İçeriye girdik, içerde, levhalar var. Hancı bir tarafta yazılı, Kışlada Bahar bir tarafta yazılı, Hüsniye anne’nin yaptırdığı levhalar. Ben koydurmadım. Çok seviyordu beni. Burada olduğumu duyunca hemen çağırdı, kendi telefon açtı. Canı gönülden. “Ne olur bir gelin görüşelim, kararınızı sonra verin” diye. Gidiş o gidiş, senelerce sürdü. Yaşlandı. O evi istediler, kiralıkmış. Çıktı. Oğulları götürdü. Biraz da rahatsız oldu. Ayvalık. Orada oturur. Orada da ziyaret ettim kendisini. Bir defa. Sonra da ömür baki değil, Allah rahmet eylesin. Allah sizlere ömür versin. İçeri geçtik, onları görünce anladı. Tekrar istiyorlar benden, bir daha okur musun, sizin sesinizden dinlemek istiyoruz, yeni gelenler var. Yemek faslı, karın doyurucu anı geçtikten sonra, yanıma geldi, dedi ki, “size bir şey demek istiyorum” dedi. Ama bu sefer öyle alaycı bir ifadesi yoktu. “Ben denedim, düşündüm, yakıştıramadım, gönül gönüle redifini kullanırmısınız” dedi. Hani kafiye arkasına koyacağız. Bu redif olacak. Mesela dedim. “Dur, dur, haftaya, buradayım onbeş gün” dedi. “Haftaya yine geleceğim, iki defa daha geleceğim ben buraya” dedi. “bu hafta düşünün, ondan sonra”. Ben hemen söyleyeceğim. Aruz., aruz yaz demedi ama o gönül gönüle – Mefailün Feilatün Mefailün Feilün – gönül gönüle = Mefailün Feilün – hemen orada o kalıp olduğunu anladım. O kalıpla söylenmesi gerektiğini, en kolay şekilde. Neyse, haftaya geldim. Kendisine okudum, şöyle dörtlük.
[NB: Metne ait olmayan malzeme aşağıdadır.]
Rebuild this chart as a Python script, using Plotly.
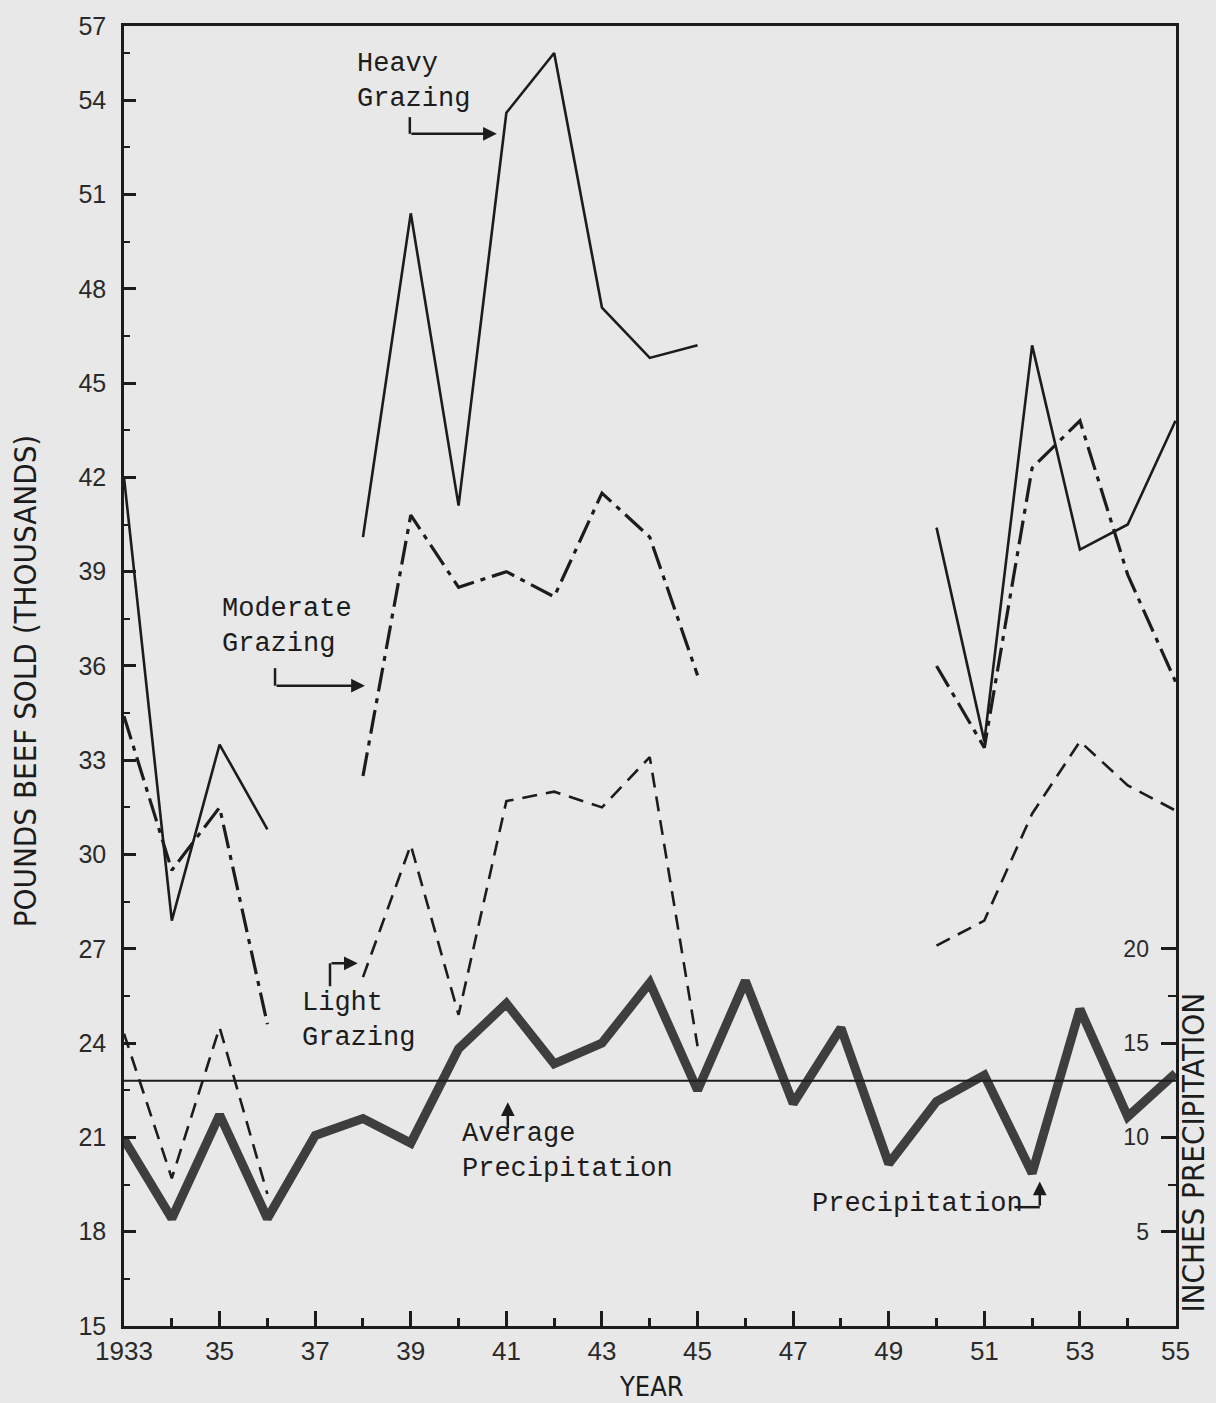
import plotly.graph_objects as go

# ---------------- data ----------------
YEARS = list(range(1933, 1956))

# Pounds of beef sold (thousands) per grazing intensity; None = no record
HEAVY = [42.0, 27.9, 33.5, 30.8, None, 40.1, 50.4, 41.1, 53.6, 55.5, 47.4, 45.8, 46.2,
         None, None, None, None, 40.4, 33.6, 46.2, 39.7, 40.5, 43.8]
MODERATE = [34.4, 29.5, 31.5, 24.6, None, 32.5, 40.8, 38.5, 39.0, 38.2, 41.5, 40.1, 35.7,
            None, None, None, None, 36.0, 33.4, 42.3, 43.8, 38.9, 35.5]
LIGHT = [24.3, 19.7, 24.5, 19.2, None, 26.1, 30.3, 24.9, 31.7, 32.0, 31.5, 33.1, 23.9,
         None, None, None, None, 27.1, 27.9, 31.3, 33.6, 32.2, 31.4]

# Inches of precipitation per year
PRECIP = [9.9, 5.7, 11.2, 5.7, 10.1, 11.0, 9.7, 14.7, 17.1, 13.9, 15.0, 18.2, 12.5,
          18.3, 11.8, 15.8, 8.6, 11.9, 13.3, 8.1, 16.8, 11.1, 13.4]
AVG_PRECIP = 13.0

X_TICKVALS = list(range(1933, 1956, 2))
X_TICKTEXT = ["1933", "35", "37", "39", "41", "43", "45", "47", "49", "51", "53", "55"]
X_MINOR = list(range(1934, 1956, 2))

Y_TOP = 56.36
Y_TICKVALS = list(range(15, 55, 3)) + [Y_TOP - 0.02]
Y_TICKTEXT = ["15", "18", "21", "24", "27", "30", "33", "36", "39", "42", "45", "48", "51", "54", "57"]
Y_MINOR = [v + 1.5 for v in range(15, 55, 3)]

R_TOP = (Y_TOP - 15) / 0.6
R_TICKVALS = [5, 10, 15, 20]
R_TICKTEXT = ["\u20075", "10", "15", "20"]
R_MINOR = [7.5, 17.5]

# ---------------- style ----------------
INK = "#1c1c1c"
BG = "#e8e8e8"
SANS = "Liberation Sans, Arial, sans-serif"
NARROW = "Liberation Sans Narrow, Arial Narrow, DejaVu Sans Condensed, Liberation Sans, sans-serif"
MONO = "Liberation Mono, Courier New, monospace"

fig = go.Figure()

fig.add_trace(go.Scatter(x=YEARS, y=PRECIP, yaxis="y2", mode="lines",
                         line=dict(color="#3e3e3e", width=9), name="Precipitation"))
fig.add_trace(go.Scatter(x=YEARS, y=HEAVY, mode="lines", connectgaps=False,
                         line=dict(color=INK, width=2.6), name="Heavy Grazing"))
fig.add_trace(go.Scatter(x=YEARS, y=MODERATE, mode="lines", connectgaps=False,
                         line=dict(color=INK, width=3.2, dash="24px,7px,5px,7px"),
                         name="Moderate Grazing"))
fig.add_trace(go.Scatter(x=YEARS, y=LIGHT, mode="lines", connectgaps=False,
                         line=dict(color=INK, width=2.6, dash="15px,9px"),
                         name="Light Grazing"))

shapes = [
    dict(type="line", xref="paper", x0=0, x1=1, yref="y2", y0=AVG_PRECIP, y1=AVG_PRECIP,
         line=dict(color=INK, width=2)),
    # bracket stubs of the label arrows
    dict(type="line", xref="x", yref="y", x0=1938.98, x1=1938.98, y0=53.46, y1=52.93,
         line=dict(color=INK, width=2.5)),
    dict(type="line", xref="x", yref="y", x0=1936.16, x1=1936.16, y0=35.93, y1=35.37,
         line=dict(color=INK, width=2.5)),
    dict(type="line", xref="x", yref="y", x0=1937.31, x1=1937.31, y0=25.81, y1=26.54,
         line=dict(color=INK, width=2.5)),
    dict(type="line", xref="x", yref="y", x0=1951.63, x1=1952.16, y0=18.78, y1=18.78,
         line=dict(color=INK, width=2.5)),
]


def label(text, x, y):
    return dict(text=text, x=x, y=y, xref="x", yref="y", xanchor="left", yanchor="middle",
                align="left", showarrow=False, font=dict(family=MONO, size=27, color=INK))


def arrow(tip_x, tip_y, tail_x, tail_y):
    return dict(text="", x=tip_x, y=tip_y, ax=tail_x, ay=tail_y, xref="x", yref="y",
                axref="x", ayref="y", showarrow=True, arrowhead=2, arrowsize=1.1,
                arrowwidth=2.5, arrowcolor=INK, standoff=0, startstandoff=0)


annotations = [
    label("Heavy<br>Grazing", 1937.83, 54.6),
    arrow(1940.80, 52.93, 1938.98, 52.93),
    label("Moderate<br>Grazing", 1935.01, 37.26),
    arrow(1938.04, 35.37, 1936.16, 35.37),
    label("Light<br>Grazing", 1936.68, 24.71),
    arrow(1937.89, 26.54, 1937.31, 26.54),
    label("Average<br>Precipitation", 1940.03, 20.55),
    arrow(1941.03, 22.12, 1941.03, 21.24),
    label("Precipitation", 1947.35, 18.88),
    arrow(1952.16, 19.60, 1952.16, 18.78),
    dict(text="POUNDS BEEF SOLD (THOUSANDS)", textangle=-90, x=-0.0941, y=0.496,
         xref="paper", yref="paper", xanchor="center", yanchor="middle", showarrow=False,
         font=dict(family=NARROW, size=31, color=INK)),
    dict(text="INCHES PRECIPITATION", textangle=-90, x=1.0162, y=0.1334,
         xref="paper", yref="paper", xanchor="center", yanchor="middle", showarrow=False,
         font=dict(family=NARROW, size=31, color=INK)),
    dict(text="YEAR", x=0.5019, y=-0.0465, xref="paper", yref="paper",
         xanchor="center", yanchor="middle", showarrow=False,
         font=dict(family=NARROW, size=27, color=INK)),
]

fig.update_layout(
    width=1216, height=1403,
    margin=dict(l=124, r=40, t=14, b=77),
    paper_bgcolor=BG, plot_bgcolor=BG,
    showlegend=False,
    shapes=shapes,
    annotations=annotations,
    xaxis=dict(range=[1933, 1955.01], showline=True, linecolor=INK, linewidth=2.5, mirror=True,
               ticks="inside", ticklen=15, tickwidth=2.5, tickcolor=INK,
               tickmode="array", tickvals=X_TICKVALS, ticktext=X_TICKTEXT,
               tickfont=dict(family=SANS, size=26, color="#2a2a2a"),
               ticklabeloverflow="allow",
               showgrid=False, zeroline=False,
               minor=dict(tickmode="array", tickvals=X_MINOR, ticks="inside", ticklen=8,
                          tickwidth=2.5, tickcolor=INK, showgrid=False)),
    yaxis=dict(range=[15, Y_TOP], showline=True, linecolor=INK, linewidth=2.5,
               ticks="inside", ticklen=12, tickwidth=3, tickcolor=INK,
               tickmode="array", tickvals=Y_TICKVALS, ticktext=Y_TICKTEXT,
               tickfont=dict(family=SANS, size=25, color="#2a2a2a"),
               ticklabelstandoff=10,
               showgrid=False, zeroline=False,
               minor=dict(tickmode="array", tickvals=Y_MINOR, ticks="inside", ticklen=6,
                          tickwidth=2, tickcolor=INK, showgrid=False)),
    yaxis2=dict(range=[0, R_TOP], overlaying="y", side="right", showline=True,
                linecolor=INK, linewidth=2.5,
                ticks="inside", ticklen=15, tickwidth=3, tickcolor=INK,
                tickmode="array", tickvals=R_TICKVALS, ticktext=R_TICKTEXT,
                ticklabelposition="outside", ticklabelstandoff=-60,
                tickfont=dict(family=SANS, size=23, color="#2a2a2a"),
                showgrid=False, zeroline=False,
                minor=dict(tickmode="array", tickvals=R_MINOR, ticks="inside", ticklen=8,
                           tickwidth=2, tickcolor=INK, showgrid=False)),
)

fig.write_html("out.html", config={"displayModeBar": False},
               post_script="document.body.style.margin='0';document.body.style.padding='0';")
Uzak uzak iki yıldız bakar gönül gönüle,
Görünmedik nice şimşek çakar gönül gönüle,
İner peşinden o yağmur, o sel, o şarkı taşar
O şarkı taştı mı bir kez, akar gönül gönüle.
Fakat eline verdim, bakıyor. Şu kadarcık bir renk verse. Dakikalarca baktı. Dedim ki “Üstâdım, daha zaman var. Ben şiirlerimi zaten yavaş yavaş yazarım. İşlerim ben onu siz merak …” “Yok” dedi. “Katiyen bir harf değiştirmeyeceksin” dedi. “Bak” dedi, “Ben gönülden gönüle” diye yazmışım. O da okudu. O gönülden gönüle redifli yazmış. “Tam oturtmuşsun, bravo” dedi. Böyle bir tatlı hatıra Mürekkep’te yayınlanacak.
(1) Müstehzi : Alaya alan, eğlenen,
O ŞARKIUzak uzak iki yıldız, bakar gönül gönüle,
Görünmedik nice şimşek çakar gönül gönüle…
İner peşinden o yağmur, o sel, o şarkı taşar
O şarkı taştı mı bir kez akar gönül gönüle…
Gözümde hep o yoğun sis şakaklarımda o kar,
Sızar o şarkıyı hâlâ içimden aynı pınar…
İnan ki sönmeyecektir o şarkı haşre kadar,
O şarkıdan ne gazeller yakar gönül gönüle…
Not: Şair Bekir Sıtkı Erdoğan’ın , “O ŞARKI” ismini verdiği şiiri bestelendi.